EditorialDeux ans de guerre en Ukraine qui ont bouleversé la Suisse
Accueil des réfugiés, dépenses militaires, gel des avoirs russes et perte de neutralité, notre pays n'a pas été épargné.
- par
- Eric Felley
Voilà deux ans, le 24 février 2022, que l'armée russe a envahi l'Ukraine dans le but de déloger son président Volodymyr Zelensky et de nettoyer son pays des «nazis» qui s'y trouveraient. Deux ans plus tard, après des dizaines de milliers de morts de chaque côté, le front demeure figé dans l'est autour des quatre provinces que la Russie a reprises.
Ce n'était pas une guerre, avait précisé Vladimir Poutine, mais une «opération de police» visant à remettre à l'ordre les Ukrainiens, qui lorgnent depuis trop longtemps vers l'Union européenne et l'OTAN. Mais les conséquences de l'invasion sont bien celles d'une guerre: bombardements de villes et de civils, destructions massives d'infrastructures, afflux de millions de réfugiés, sanctions économiques et remilitarisation tous azimuts en Europe.

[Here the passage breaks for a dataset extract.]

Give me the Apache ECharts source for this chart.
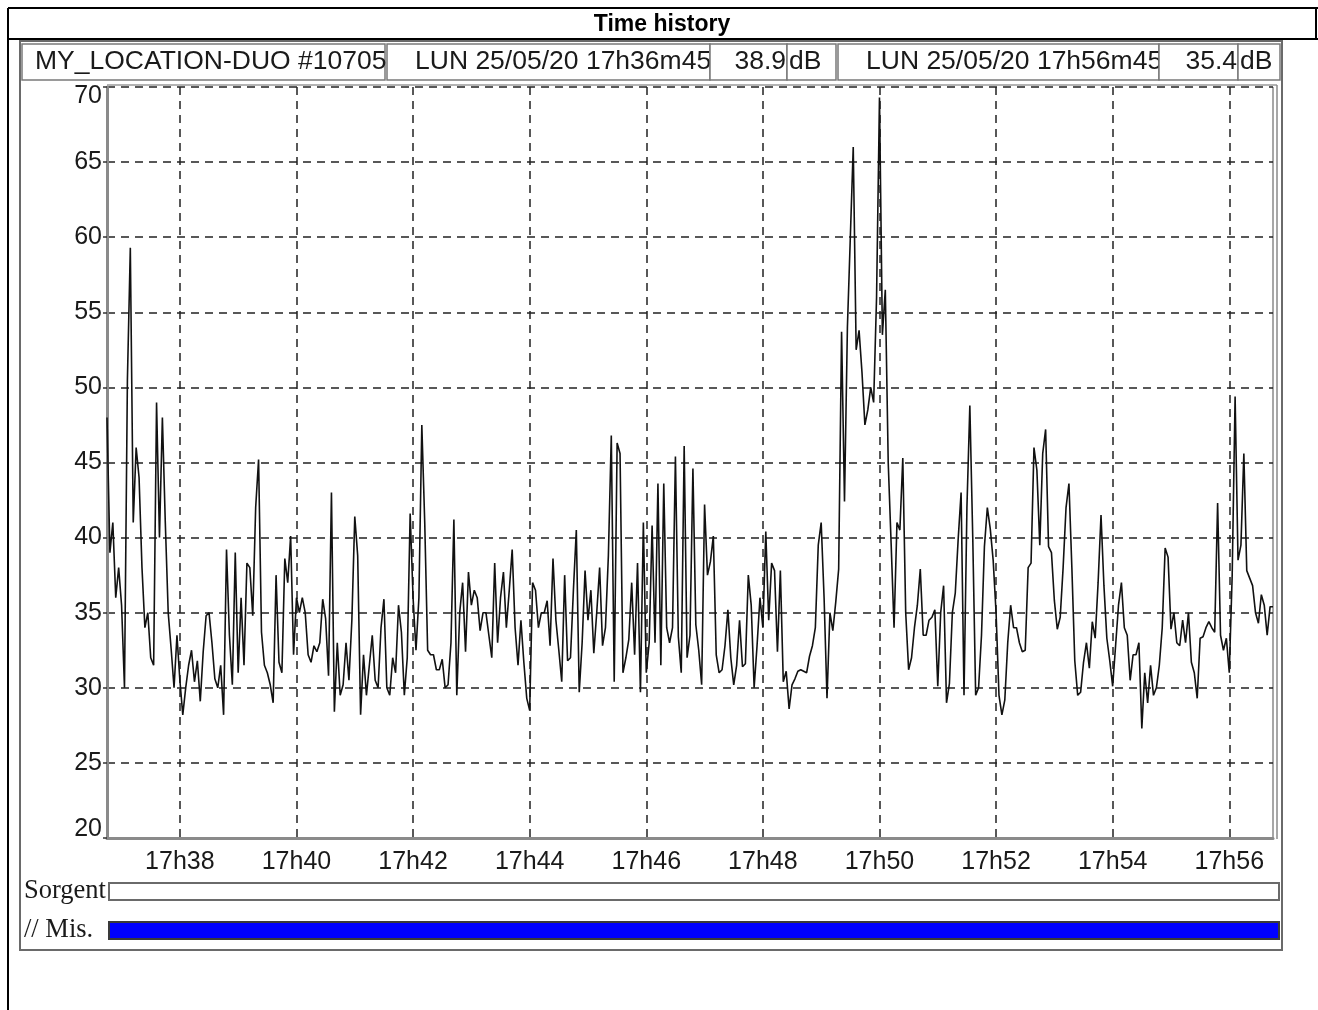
<!DOCTYPE html>
<html><head><meta charset="utf-8">
<script src="https://cdn.jsdelivr.net/npm/echarts@6/dist/echarts.min.js"></script>
<style>html,body{margin:0;padding:0;background:#fff}#chart{width:1318px;height:1010px}</style>
</head><body><div id="chart"></div>
<script>
// ---- data ----
const startSeconds = 17 * 3600 + 36 * 60 + 45;   // 17h36m45
const stepSeconds = 3;
const levels = [
  48, 39, 41, 36, 38, 35.5, 30, 50.5, 59.3, 41,
  46, 44, 38, 34, 35, 32, 31.5, 49, 40, 48,
  41, 35, 32.6, 30, 33.5, 30.5, 28.2, 30, 31.5, 32.5,
  30.4, 31.8, 29.1, 32.4, 34.8, 35, 33, 30.6, 30, 31.5,
  28.2, 39.2, 33.5, 30.2, 39, 31, 36, 31.5, 38.3, 38,
  34.8, 42, 45.2, 33.7, 31.5, 31, 30.2, 29, 37.5, 31.7,
  31, 38.6, 37, 40.1, 32.2, 36, 35, 36, 35, 32.2,
  31.7, 32.8, 32.4, 33, 35.9, 34.6, 30.8, 43, 28.4, 33,
  29.5, 30.2, 33, 30.5, 34.5, 41.4, 38.8, 28.2, 32.2, 29.5,
  31.5, 33.5, 30.5, 30, 34, 35.9, 30, 29.5, 32, 31,
  35.5, 33.7, 29.5, 32, 41.6, 36, 32.5, 36, 47.5, 41,
  32.5, 32.2, 32.2, 31.2, 31.2, 31.9, 30, 30.2, 33, 41.2,
  29.5, 35, 37, 32.4, 37.7, 35.5, 36.5, 36, 33.8, 35,
  35, 33.5, 32, 38.3, 33, 36, 37.7, 34, 36.5, 39.2,
  34, 31.5, 34.5, 31.7, 29.3, 28.5, 37, 36.5, 34, 35,
  35, 35.8, 32.8, 38.6, 34.5, 32.5, 30.4, 37.5, 31.8, 32,
  36.5, 40.5, 29.7, 33, 37.8, 34.5, 36.5, 32.3, 35, 38,
  32.8, 34, 38.8, 46.8, 30.4, 46.3, 45.6, 31, 32, 33.2,
  37, 32.2, 38.3, 29.7, 41, 31, 33, 40.8, 33, 43.6,
  31.5, 43.6, 34, 33, 34, 45.4, 33.4, 31, 46.1, 32,
  33.5, 44.6, 34.2, 32.5, 30.2, 42.2, 37.5, 38.4, 40.1, 32.2,
  31, 31.2, 32.8, 35.2, 32, 30.2, 31.5, 34.5, 31.4, 31.6,
  37.5, 35.5, 30, 32.8, 36, 34, 40.4, 34.5, 38.3, 37.8,
  32.4, 37.8, 30.4, 31.1, 28.6, 30.2, 30.6, 31.1, 31.2, 31.1,
  31, 32.1, 32.8, 34, 39.5, 41, 36, 29.3, 35, 33.8,
  35.7, 37.9, 53.7, 42.4, 54, 60, 66, 52.5, 53.8, 51,
  47.5, 48.5, 50, 49, 56, 69.3, 53.5, 56.5, 45, 39.6,
  34, 41, 40.5, 45.3, 35, 31.2, 32, 34, 35.5, 37.9,
  33.5, 33.5, 34.5, 34.7, 35.2, 30.1, 35, 36.8, 29, 30.3,
  35, 36.3, 39.9, 43, 29.5, 42, 48.8, 40, 29.5, 30,
  33.5, 39.4, 42, 40.6, 38.5, 35, 29.5, 28.2, 29.2, 33,
  35.5, 34, 34, 33, 32.4, 32.5, 38, 38.3, 46, 44.5,
  39.5, 45.6, 47.2, 39.4, 39, 35.8, 33.9, 34.7, 38, 42,
  43.6, 38, 31.8, 29.5, 29.7, 31.7, 33, 31.3, 34.4, 33.3,
  37, 41.5, 36.8, 33.3, 31.8, 30.1, 32.8, 35.5, 37, 34,
  33.5, 30.5, 32.2, 32.2, 33, 27.3, 31, 29, 31.5, 29.5,
  30, 31.5, 34, 39.3, 38.7, 33.9, 35, 33, 32.8, 34.5,
  33, 35, 31.7, 31, 29.3, 33.3, 33.4, 34, 34.4, 34,
  33.7, 42.3, 33.5, 32.5, 33.3, 31, 37.5, 49.4, 38.5, 39.5,
  45.6, 37.8, 37.3, 36.8, 35, 34.3, 36.2, 35.5, 33.5, 35.4,
  35.4
];
const tickLabels = ['17h38', '17h40', '17h42', '17h44', '17h46', '17h48', '17h50', '17h52', '17h54', '17h56'];
const headerCells = [
  { x0: 22,   x1: 385,  text: 'MY_LOCATION-DUO #10705', align: 'left',  tx: 35 },
  { x0: 387,  x1: 710,  text: 'LUN 25/05/20 17h36m45',  align: 'left',  tx: 415 },
  { x0: 710,  x1: 787,  text: '38.9',                   align: 'right', tx: 786 },
  { x0: 787,  x1: 836,  text: 'dB',                     align: 'left',  tx: 789 },
  { x0: 838,  x1: 1159, text: 'LUN 25/05/20 17h56m45',  align: 'left',  tx: 866 },
  { x0: 1159, x1: 1238, text: '35.4',                   align: 'right', tx: 1237 },
  { x0: 1238, x1: 1280, text: 'dB',                     align: 'left',  tx: 1240 }
];
const statusRows = ['Sorgent', '// Mis.'];
const statusCoverage = [1, 1];

// ---- derived categories ----
function pad2(n) { return (n < 10 ? '0' : '') + n; }
const sampleTimes = levels.map((_, i) => {
  const s = startSeconds + i * stepSeconds;
  return Math.floor(s / 3600) + 'h' + pad2(Math.floor((s % 3600) / 60)) + 'm' + pad2(s % 60);
});
const isTick = (idx, val) => val.endsWith('m00') && tickLabels.includes(val.slice(0, 5));

const SANS = "'Liberation Sans', Arial, sans-serif";
const SERIF = "'Liberation Serif', 'Times New Roman', serif";

// ---- decorative frame ----
const graphics = [
  { type: 'line', shape: { x1: 8, y1: 8, x2: 1318, y2: 8 }, style: { stroke: '#000', lineWidth: 2 } },
  { type: 'line', shape: { x1: 8, y1: 39, x2: 1318, y2: 39 }, style: { stroke: '#000', lineWidth: 2 } },
  { type: 'line', shape: { x1: 8, y1: 8, x2: 8, y2: 1010 }, style: { stroke: '#000', lineWidth: 2 } },
  { type: 'line', shape: { x1: 1316, y1: 8, x2: 1316, y2: 39 }, style: { stroke: '#000', lineWidth: 2 } },
  { type: 'text', style: { text: 'Time history', x: 662, y: 25, textAlign: 'center', textVerticalAlign: 'middle',
      font: 'bold 23px ' + SANS, fill: '#000' } },
  { type: 'rect', shape: { x: 20, y: 41, width: 1262, height: 909 }, style: { fill: 'none', stroke: '#6a6a6a', lineWidth: 2 } },
  { type: 'line', shape: { x1: 107, y1: 85, x2: 1277, y2: 85 }, style: { stroke: '#9a9a9a', lineWidth: 1.5 } },
  { type: 'line', shape: { x1: 1277, y1: 85, x2: 1277, y2: 839 }, style: { stroke: '#8a8a8a', lineWidth: 1.5 } },
  { type: 'line', shape: { x1: 1273, y1: 87, x2: 1273, y2: 839 }, style: { stroke: '#8a8a8a', lineWidth: 1.5 } }
];
headerCells.forEach(c => {
  graphics.push({ type: 'rect', shape: { x: c.x0, y: 44, width: c.x1 - c.x0, height: 36 },
    style: { fill: '#fff', stroke: '#7a7a7a', lineWidth: 1.5 } });
  graphics.push({ type: 'text', style: { text: c.text, x: c.tx, y: 62, textAlign: c.align, textVerticalAlign: 'middle',
    font: '26.5px ' + SANS, fill: '#1a1a1a' } });
});

const chart = echarts.init(document.getElementById('chart'), null, { renderer: 'canvas' });
chart.setOption({
  animation: false,
  backgroundColor: '#fff',
  graphic: graphics,
  grid: [
    { left: 107, top: 87, width: 1166, height: 751, containLabel: false },
    { left: 108, top: 872, width: 1172, height: 78, containLabel: false }
  ],
  xAxis: [
    {
      gridIndex: 0, type: 'category', data: sampleTimes, boundaryGap: false,
      axisLine: { show: true, lineStyle: { color: '#8a8a8a', width: 3 } },
      axisTick: { show: false },
      axisLabel: { interval: isTick, formatter: v => v.slice(0, 5), margin: 12,
        fontSize: 25, fontFamily: SANS, color: '#1a1a1a' },
      splitLine: { show: true, interval: isTick, lineStyle: { color: '#222', width: 1.5, type: [8, 6] } }
    },
    { gridIndex: 1, type: 'value', min: 0, max: 1, show: false }
  ],
  yAxis: [
    {
      gridIndex: 0, type: 'value', min: 20, max: 70, interval: 5,
      axisLine: { show: true, lineStyle: { color: '#8a8a8a', width: 3 } },
      axisTick: { show: true, inside: false, length: 4, lineStyle: { color: '#333', width: 1.5 } },
      axisLabel: {
        margin: 5, fontSize: 25, fontFamily: SANS, color: '#1a1a1a',
        formatter: v => v === 70 ? '{t|70}' : v === 20 ? '{b|20}' : '{n|' + v + '}',
        rich: {
          n: { fontSize: 25, fontFamily: SANS, color: '#1a1a1a' },
          t: { fontSize: 25, fontFamily: SANS, color: '#1a1a1a', padding: [18, 0, 0, 0] },
          b: { fontSize: 25, fontFamily: SANS, color: '#1a1a1a', padding: [0, 0, 18, 0] }
        }
      },
      splitLine: { show: true, lineStyle: { color: '#222', width: 1.5, type: [8, 6] } }
    },
    {
      gridIndex: 1, type: 'category', data: statusRows, inverse: true,
      axisLine: { show: false }, axisTick: { show: false },
      axisLabel: { margin: 84, align: 'left', fontSize: 26.5, fontFamily: SERIF, color: '#1a1a1a' }
    }
  ],
  series: [
    {
      type: 'line', xAxisIndex: 0, yAxisIndex: 0, data: levels,
      showSymbol: false, symbol: 'none', smooth: false,
      lineStyle: { color: '#111', width: 1.6 }
    },
    {
      type: 'bar', xAxisIndex: 1, yAxisIndex: 1, barWidth: 19, silent: true,
      data: statusCoverage.map((v, i) => ({
        value: v,
        itemStyle: i === 0
          ? { color: '#ffffff', borderColor: '#6a6a6a', borderWidth: 2 }
          : { color: '#0000ff', borderColor: '#3a3a3a', borderWidth: 2 }
      }))
    }
  ]
});
</script>
</body></html>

La logique de la guerre veut que les pays prennent position dans le concert des nations. La Suisse n'a eu d'autre choix que se joindre aux sanctions occidentales, car la Russie a violé le droit international en attaquant un pays souverain. Cela a suffi du côté de Moscou pour classer la Suisse parmi les pays hostiles.
Nouvelle ambassade à Moscou
Qu'il est loin l'été 2019, quand la Suisse inaugurait en grande pompe sa nouvelle ambassade à Moscou, qui scellait la longue amitié entre les deux pays. Alors en poste, Yves Rossier parlait d'avenir et d'échanges avec les milieux académiques: «Nous allons multiplier les projets dans ce registre-là avec des historiens: le passé de la Russie est très lourd, c'est un passé qui est encore perceptible aujourd'hui, qui pose encore sa marque ou son ombre sur la Russie d'aujourd'hui».
Vladimir Poutine a construit et légitimé son pouvoir sur ce passé, sur la grandeur de la divine Russie, son éternel honneur et son destin unique, fut-il si souvent tragique. Depuis qu'il est au pouvoir, le chef du Kremlin a toujours désigné un ennemi, une menace pour mobiliser les Russes derrière lui afin de sauver la patrie. Il ne changera pas. Une défaite en Ukraine demeure «impossible» selon sa récente expression.
Grandeur de la Russie
Au dernier Forum de Davos, Ignazio Cassis a lancé l'idée d'un sommet pour la paix en Ukraine, qui se déroulerait en Suisse cette année. Mais pour Vladimir Poutine, il n'y a rien de plus contreproductif que la paix. En mars, il sera réélu pour six ans et il continuera de harceler l'Ukraine au nom de la grandeur de la Russie face à la décadence occidentale.
En Suisse, le chef du Kremlin a ses fans, principalement du côté de l'UDC. L'autocrate à tout pour plaire à une certaine droite par son autoritarisme, sa défense du patriarcat, de la religion, du patriotisme et son opposition aux mouvements LGBT. C'est pourquoi durant deux ans, l'UDC a boudé Volodymyr Zelensky, qui défend pourtant lui aussi sa patrie et la souveraineté de son pays.
100'000 réfugiés et 15 milliards gelés
Dans les faits, la Suisse a été particulièrement impactée par cette guerre. Elle a délivré 100'000 permis avec le statut S, et l'accueil des Ukrainiens se chiffre en milliards de francs. Elle a revu à la hausse ses dépenses militaires à coup de milliards pour les dix prochaines années, au détriment d'autres secteurs. Troisièmement, elle a fait geler à ce jour près de 15 milliards de francs d'avoirs russes des réserves de la Banque centrale de Russie, des oligarques et des entreprises proches du Kremlin.
Enfin, la Suisse a intensifié ses relations avec l'OTAN, sans en faire partie évidemment, mais cela ne trompe pas les Russes, qui considèrent dorénavant qu'elle a perdu sa neutralité pour continuer à jouer les bons offices.
Lors de l'inauguration de la nouvelle ambassade en juin 2019, Ignazio Cassis avait pourtant rappelé à son homologue russe, Sergueï Lavrov, combien la Suisse saurait rester neutre en toute circonstance. Quatre ans plus tard, la Suisse officielle pense ne pas avoir changé, mais le monde a changé. L'ombre pesante de la Russie n'a pas fini de s'étendre.